Rep. Alexandria Ocasio-Cortez’s performance in Munich was a study in how not to represent the United States abroad; she muddled basic geography by suggesting Venezuela sits “below the equator” and fumbled answers on Taiwan while launching sweeping critiques of U.S. policy. Those missteps weren’t accidental — they were the predictable result of elevating ideology over competence, and foreign audiences noticed.
Worse still, AOC pitched what she called a “class-based internationalist” foreign policy and warned of an “age of authoritarianism” if the U.S. withdraws from global engagement — language that sounds poetic in a think-tank paper but dangerously vague and unserious in practice. Americans who pay taxes and risk their lives for our alliances deserve sober, experienced statesmanship, not moralizing platitudes and academic yearnings dressed up as diplomacy.
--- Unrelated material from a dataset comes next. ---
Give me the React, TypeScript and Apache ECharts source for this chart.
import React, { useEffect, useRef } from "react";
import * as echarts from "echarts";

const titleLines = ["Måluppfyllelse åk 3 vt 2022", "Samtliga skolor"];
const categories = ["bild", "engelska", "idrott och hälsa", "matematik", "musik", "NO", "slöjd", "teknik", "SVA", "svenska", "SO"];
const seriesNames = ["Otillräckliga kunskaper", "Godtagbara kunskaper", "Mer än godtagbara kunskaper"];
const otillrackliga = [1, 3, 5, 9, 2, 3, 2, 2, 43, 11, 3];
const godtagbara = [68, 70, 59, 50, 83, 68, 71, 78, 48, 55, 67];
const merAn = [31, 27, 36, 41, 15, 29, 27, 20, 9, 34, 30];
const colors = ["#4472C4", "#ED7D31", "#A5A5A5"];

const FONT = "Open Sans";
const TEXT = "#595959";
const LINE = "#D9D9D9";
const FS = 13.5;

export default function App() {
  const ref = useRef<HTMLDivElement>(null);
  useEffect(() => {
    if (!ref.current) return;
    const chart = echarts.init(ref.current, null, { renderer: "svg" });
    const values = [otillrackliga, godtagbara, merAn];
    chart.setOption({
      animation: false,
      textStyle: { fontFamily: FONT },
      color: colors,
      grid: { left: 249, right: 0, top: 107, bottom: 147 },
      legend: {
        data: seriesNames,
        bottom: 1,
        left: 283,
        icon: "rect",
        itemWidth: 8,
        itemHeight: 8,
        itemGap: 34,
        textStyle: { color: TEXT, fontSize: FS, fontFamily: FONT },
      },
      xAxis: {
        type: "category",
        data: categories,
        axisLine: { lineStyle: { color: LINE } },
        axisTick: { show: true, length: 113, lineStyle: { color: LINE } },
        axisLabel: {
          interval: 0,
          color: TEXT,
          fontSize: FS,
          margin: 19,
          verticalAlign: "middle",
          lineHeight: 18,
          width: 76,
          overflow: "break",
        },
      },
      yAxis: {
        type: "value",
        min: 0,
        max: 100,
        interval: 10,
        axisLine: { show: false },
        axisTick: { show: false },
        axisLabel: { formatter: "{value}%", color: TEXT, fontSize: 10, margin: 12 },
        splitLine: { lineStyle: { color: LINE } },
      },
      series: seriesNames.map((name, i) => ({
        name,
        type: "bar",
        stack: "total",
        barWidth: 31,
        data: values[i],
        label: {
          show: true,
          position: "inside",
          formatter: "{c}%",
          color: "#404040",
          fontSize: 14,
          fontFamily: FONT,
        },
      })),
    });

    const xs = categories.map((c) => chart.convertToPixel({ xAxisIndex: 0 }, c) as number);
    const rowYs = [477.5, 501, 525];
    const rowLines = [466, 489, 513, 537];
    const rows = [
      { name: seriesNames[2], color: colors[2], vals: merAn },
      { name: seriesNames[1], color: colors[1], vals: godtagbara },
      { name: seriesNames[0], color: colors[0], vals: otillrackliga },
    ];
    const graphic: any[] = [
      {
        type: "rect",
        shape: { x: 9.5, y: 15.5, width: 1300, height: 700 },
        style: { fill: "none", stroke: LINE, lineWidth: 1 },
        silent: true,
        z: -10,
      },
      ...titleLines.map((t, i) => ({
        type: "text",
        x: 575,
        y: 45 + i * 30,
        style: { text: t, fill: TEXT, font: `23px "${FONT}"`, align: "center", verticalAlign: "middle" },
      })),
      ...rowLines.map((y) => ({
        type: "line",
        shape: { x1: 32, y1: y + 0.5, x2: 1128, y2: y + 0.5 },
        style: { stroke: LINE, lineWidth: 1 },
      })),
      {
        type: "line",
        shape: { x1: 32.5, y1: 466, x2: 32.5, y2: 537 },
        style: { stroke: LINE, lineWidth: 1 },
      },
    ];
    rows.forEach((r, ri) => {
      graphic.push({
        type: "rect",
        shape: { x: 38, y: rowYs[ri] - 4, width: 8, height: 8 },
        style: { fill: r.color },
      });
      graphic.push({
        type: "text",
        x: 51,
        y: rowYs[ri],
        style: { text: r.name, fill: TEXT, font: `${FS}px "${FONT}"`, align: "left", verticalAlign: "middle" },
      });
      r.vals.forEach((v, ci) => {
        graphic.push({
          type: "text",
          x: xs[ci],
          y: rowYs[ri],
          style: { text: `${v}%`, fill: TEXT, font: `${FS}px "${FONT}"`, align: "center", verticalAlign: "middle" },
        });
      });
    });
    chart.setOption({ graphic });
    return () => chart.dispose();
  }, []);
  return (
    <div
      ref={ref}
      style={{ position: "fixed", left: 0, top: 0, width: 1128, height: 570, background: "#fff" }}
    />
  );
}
On the same stage, former Secretary of State Hillary Clinton erupted into a testy exchange with Czech Deputy Prime Minister Petr Macinka, trading barbs over Trump, gender politics, and the so-called “woke revolution” in a spectacle that played more like a cable news screamfest than a dignified defense of Western values. Watching a once-serious diplomat devolve into partisan shouting on foreign soil is embarrassing and confirms what conservatives have warned for years: the left’s cultural crusades undermine America’s credibility abroad.
Conservative voices were swift to call out the humiliation — including President Trump, who said the performances by AOC and others were “not a good look for the United States” — and for good reason. When the opposition sends soundbites and grievance politics to the world’s most important security forum, it hands our adversaries a propaganda gift and hands hardworking Americans excuses for why allies should doubt Washington.
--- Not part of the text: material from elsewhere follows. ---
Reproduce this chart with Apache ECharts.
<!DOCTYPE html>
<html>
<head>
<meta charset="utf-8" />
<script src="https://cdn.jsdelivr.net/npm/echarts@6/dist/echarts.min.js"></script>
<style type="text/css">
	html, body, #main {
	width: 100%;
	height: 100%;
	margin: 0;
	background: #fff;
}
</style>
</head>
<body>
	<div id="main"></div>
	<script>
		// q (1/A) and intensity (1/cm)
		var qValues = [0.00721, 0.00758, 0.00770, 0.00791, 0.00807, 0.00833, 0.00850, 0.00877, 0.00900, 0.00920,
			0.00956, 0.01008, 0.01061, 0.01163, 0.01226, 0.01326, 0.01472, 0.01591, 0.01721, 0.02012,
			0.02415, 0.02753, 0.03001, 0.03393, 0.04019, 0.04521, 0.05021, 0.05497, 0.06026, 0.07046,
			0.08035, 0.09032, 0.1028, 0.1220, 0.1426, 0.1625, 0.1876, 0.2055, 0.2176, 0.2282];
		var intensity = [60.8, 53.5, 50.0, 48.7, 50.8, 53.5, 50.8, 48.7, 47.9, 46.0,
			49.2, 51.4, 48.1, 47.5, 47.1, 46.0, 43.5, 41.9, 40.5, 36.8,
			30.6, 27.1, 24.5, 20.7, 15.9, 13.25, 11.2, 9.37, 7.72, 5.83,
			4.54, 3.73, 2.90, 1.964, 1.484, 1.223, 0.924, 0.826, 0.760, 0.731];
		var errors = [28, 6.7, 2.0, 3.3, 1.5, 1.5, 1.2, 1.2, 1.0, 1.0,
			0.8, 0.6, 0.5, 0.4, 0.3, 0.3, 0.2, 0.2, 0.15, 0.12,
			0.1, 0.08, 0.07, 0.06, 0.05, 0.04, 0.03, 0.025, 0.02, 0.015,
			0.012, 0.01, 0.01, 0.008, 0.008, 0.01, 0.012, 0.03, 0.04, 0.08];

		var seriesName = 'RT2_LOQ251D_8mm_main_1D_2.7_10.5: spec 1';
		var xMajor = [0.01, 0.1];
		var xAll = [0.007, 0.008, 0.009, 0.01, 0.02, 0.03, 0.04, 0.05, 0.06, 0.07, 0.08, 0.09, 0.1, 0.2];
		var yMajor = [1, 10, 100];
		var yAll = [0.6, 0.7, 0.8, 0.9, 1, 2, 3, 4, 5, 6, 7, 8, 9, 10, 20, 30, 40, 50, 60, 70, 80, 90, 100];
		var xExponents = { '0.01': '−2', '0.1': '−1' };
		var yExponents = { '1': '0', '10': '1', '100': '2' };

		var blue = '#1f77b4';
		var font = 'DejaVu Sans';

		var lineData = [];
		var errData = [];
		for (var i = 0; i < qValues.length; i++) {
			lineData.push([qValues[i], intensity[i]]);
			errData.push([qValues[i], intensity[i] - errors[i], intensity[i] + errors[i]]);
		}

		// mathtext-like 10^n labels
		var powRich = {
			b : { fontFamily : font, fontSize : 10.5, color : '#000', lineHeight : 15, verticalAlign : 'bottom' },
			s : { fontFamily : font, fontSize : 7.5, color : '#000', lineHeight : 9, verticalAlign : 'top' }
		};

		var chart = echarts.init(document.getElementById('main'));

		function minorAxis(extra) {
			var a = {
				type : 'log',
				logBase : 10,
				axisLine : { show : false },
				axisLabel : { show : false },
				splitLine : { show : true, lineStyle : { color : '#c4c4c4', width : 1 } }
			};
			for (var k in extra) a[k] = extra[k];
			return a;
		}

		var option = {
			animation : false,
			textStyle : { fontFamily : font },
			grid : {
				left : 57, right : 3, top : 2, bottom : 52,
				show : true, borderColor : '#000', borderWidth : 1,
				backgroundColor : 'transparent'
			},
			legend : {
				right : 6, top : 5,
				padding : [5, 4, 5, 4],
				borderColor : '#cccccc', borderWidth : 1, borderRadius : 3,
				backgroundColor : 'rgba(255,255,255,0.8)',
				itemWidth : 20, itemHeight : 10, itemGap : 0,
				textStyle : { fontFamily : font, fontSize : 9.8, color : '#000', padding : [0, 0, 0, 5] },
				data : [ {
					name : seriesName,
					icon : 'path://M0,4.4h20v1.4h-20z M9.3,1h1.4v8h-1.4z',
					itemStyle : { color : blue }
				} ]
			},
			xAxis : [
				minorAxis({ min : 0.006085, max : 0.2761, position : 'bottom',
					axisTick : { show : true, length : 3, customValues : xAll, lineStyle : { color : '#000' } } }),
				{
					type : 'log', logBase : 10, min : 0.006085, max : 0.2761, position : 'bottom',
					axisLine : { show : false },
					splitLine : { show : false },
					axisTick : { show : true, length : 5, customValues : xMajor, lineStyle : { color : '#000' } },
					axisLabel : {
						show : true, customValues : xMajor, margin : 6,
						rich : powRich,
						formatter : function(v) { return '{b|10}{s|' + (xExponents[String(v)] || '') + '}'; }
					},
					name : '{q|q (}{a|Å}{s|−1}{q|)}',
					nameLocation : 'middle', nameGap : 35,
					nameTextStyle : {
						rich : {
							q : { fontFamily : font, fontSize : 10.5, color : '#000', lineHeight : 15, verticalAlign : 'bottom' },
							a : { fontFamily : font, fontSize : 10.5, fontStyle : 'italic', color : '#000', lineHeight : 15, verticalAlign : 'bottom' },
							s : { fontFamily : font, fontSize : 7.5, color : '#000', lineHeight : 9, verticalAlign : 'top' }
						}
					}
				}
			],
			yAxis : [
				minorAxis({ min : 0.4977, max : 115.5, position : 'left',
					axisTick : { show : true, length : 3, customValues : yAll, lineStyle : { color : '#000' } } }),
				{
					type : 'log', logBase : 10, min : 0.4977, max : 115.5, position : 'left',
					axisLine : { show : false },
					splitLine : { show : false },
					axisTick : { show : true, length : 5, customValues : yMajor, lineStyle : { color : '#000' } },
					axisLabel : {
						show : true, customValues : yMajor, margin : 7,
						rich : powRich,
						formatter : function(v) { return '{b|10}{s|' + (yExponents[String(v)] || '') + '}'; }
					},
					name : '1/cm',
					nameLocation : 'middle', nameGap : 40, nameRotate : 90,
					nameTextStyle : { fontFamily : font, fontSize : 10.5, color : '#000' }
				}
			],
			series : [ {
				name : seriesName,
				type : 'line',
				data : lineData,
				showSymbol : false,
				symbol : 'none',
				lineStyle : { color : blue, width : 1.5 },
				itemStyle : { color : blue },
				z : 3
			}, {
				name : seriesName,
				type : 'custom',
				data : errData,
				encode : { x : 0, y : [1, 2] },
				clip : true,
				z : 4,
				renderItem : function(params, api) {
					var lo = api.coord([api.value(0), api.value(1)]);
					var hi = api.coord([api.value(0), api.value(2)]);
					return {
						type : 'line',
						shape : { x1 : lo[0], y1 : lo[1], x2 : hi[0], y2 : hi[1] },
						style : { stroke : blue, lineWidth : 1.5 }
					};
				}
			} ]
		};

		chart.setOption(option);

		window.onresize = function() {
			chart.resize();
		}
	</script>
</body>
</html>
If Democrats hope to win in 2028, they should stop dispatching ideological mascots to sensitive foreign-policy stages and start cultivating adults who understand strategy, consequences, and deterrence. AOC can deny presidential ambitions all she likes, but denying responsibility for the damage done at forums like Munich won’t undo the optics or the real harm to American influence; conservatives should demand better representation, not performative virtue signaling.